A multiplier is not appropriate. Plaintiffs specialize in Lemon Law matters, even arguing in their motion that they do not spend an inordinate time researching and preparing pleadings because of this specialization. While there is a risk with contingency cases, these Lemon Law cases are the types of cases the Knight Law Group argues regularly. As such, the risk is not as high; coupled with the fact that Plaintiffs also utilized templates indicate this was not a novel or complex matter. As such, a multiplier is not appropriate.

 

Costs

 

Plaintiffs request $12,256.85 in costs and expenses. Along with the Motion for Attorneys’ Fees, the Plaintiffs filed the Memorandum of Costs on August 3, 2022. “Items on a verified cost bill are prima facie evidence the costs, expenses and services listed were necessarily incurred, and when they are properly challenged the burden of proof shifts to the party claiming them as costs.” (Hadley, supra, 167 Cal.App.3d at 682). Under CCP § 1794(d) “If the buyer prevails in an action under this section, the buyer shall be allowed by the court to recover as part of the judgment a sum equal to the aggregate amount of costs and expenses, including attorney's fees based on actual time expended, determined by the court to have been reasonably incurred by the buyer in connection with the commencement and prosecution of such action.” Defendant challenged the costs requested. The Court agrees with two points raised by the Defense. First, the filing fees for the two motions to be relieved ($61.65X2=$123.30) did not benefit Plaintiffs. Second, no explanation was given why messengers and attorney services were needed when the parties must file and serve documents electronically ($927.94) In all other respects, the costs appear reasonable.

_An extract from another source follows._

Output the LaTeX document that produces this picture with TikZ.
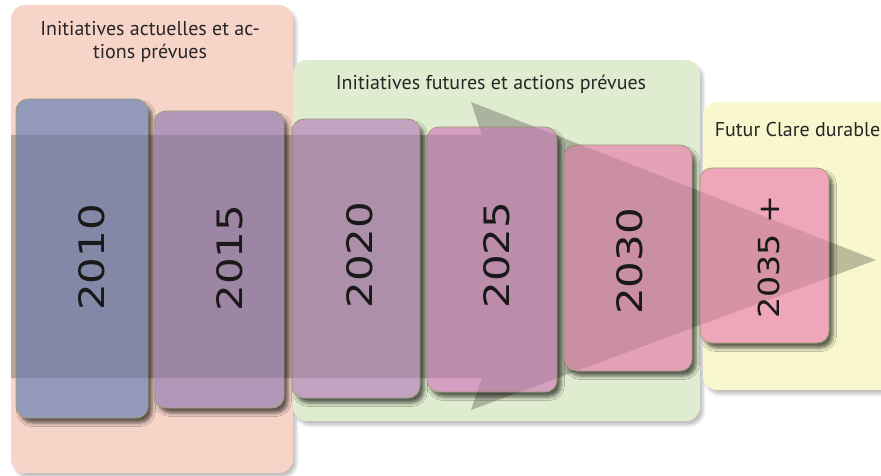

Plaintiff is also entitled to recover reasonable costs associated with filing this opposition to the Motion to Tax Costs.  The Court finds that four hours at $375/hour is reasonable for a total of $1500. After reducing for the above noted deductions and adding the attorney’s fees for this opposition results in a net of $448.76 to the requested amount of $12,256.85.  Accordingly, the Court finds the reasonable cost award to be $12,705.61.

 

Conclusion:

 

            For the foregoing reasons, the Court decides the pending motion as follows:

 

            Motion for Attorneys’ Fees is GRANTED, in the amount of  $62,689.80. Motion to tax costs is granted in part. Total costs awarded is $12,705.61.

 

Moving party is to give notice.

 

IT IS SO ORDERED.

 

Dated:             September 20, 2022                _______­­­­­­­­­­___________________________                                                                                                                        Upinder S. Kalra

                                                                                    Judge of the Superior Court

 



[1]Initially, Plaintiff requested $15,756.85 in costs but amended the request in a subsequent filing.